As editor, Maxwell is also interested in:
Web-based supplements. Building on a feature already in place for some journal articles, Maxwell wants to expand the amount of supplemental material linked from a specific article to an existing Psychological Methods Web site. Through such a link, an author writing specific computer code that's part of a research method could make the code accessible to other researchers who want to try it in their own work, he says.
Appendices. Publishing appendices to articles can allow authors to concentrate on concepts in their papers and refer readers to detailed technical information in another section.
Special sections. Pursuing a feature started by previous editor Stephen G. West, PhD, Maxwell wants to continue publishing special sections. Possible topics for future issues include causality and data integration.

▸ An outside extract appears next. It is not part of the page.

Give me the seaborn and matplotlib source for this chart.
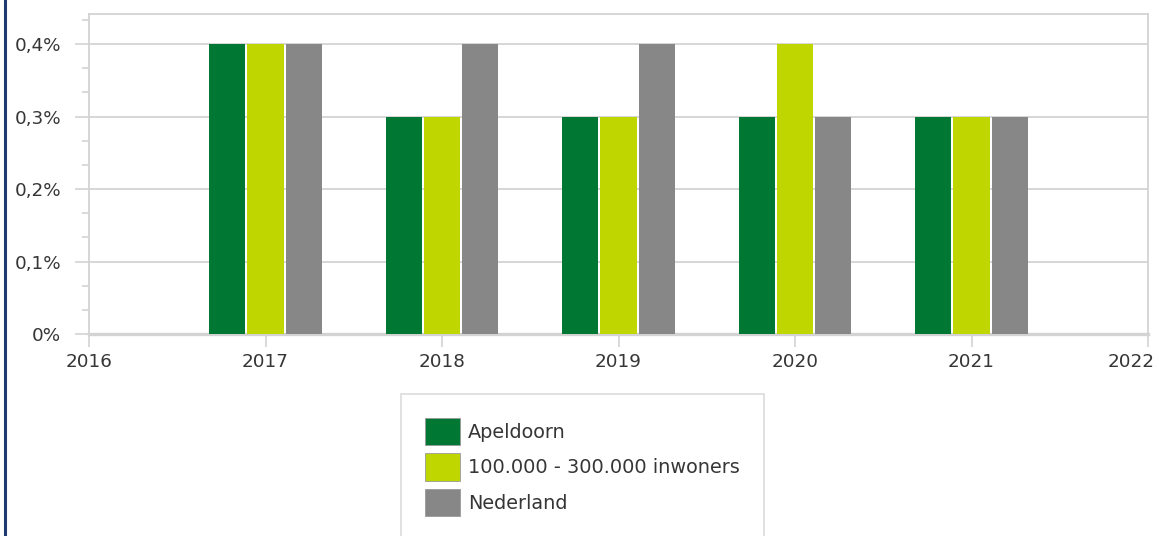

All these efforts are tied to the journal's mission of improving research methodology throughout psychology, Maxwell notes. Though psychologists learn methodology while pursuing a doctorate, Maxwell says, the discipline lacks a continuing-education support structure for psychologists to learn new methodological approaches throughout their careers. Besides publishing manuscripts detailing breakthroughs in methodology, the journal can help provide that support, he says.
"Ideally, Psychological Methods works at the interface of methodology and content, and really, provides an opportunity for nonspecialists to learn about methods that will improve the quality of their research," he says.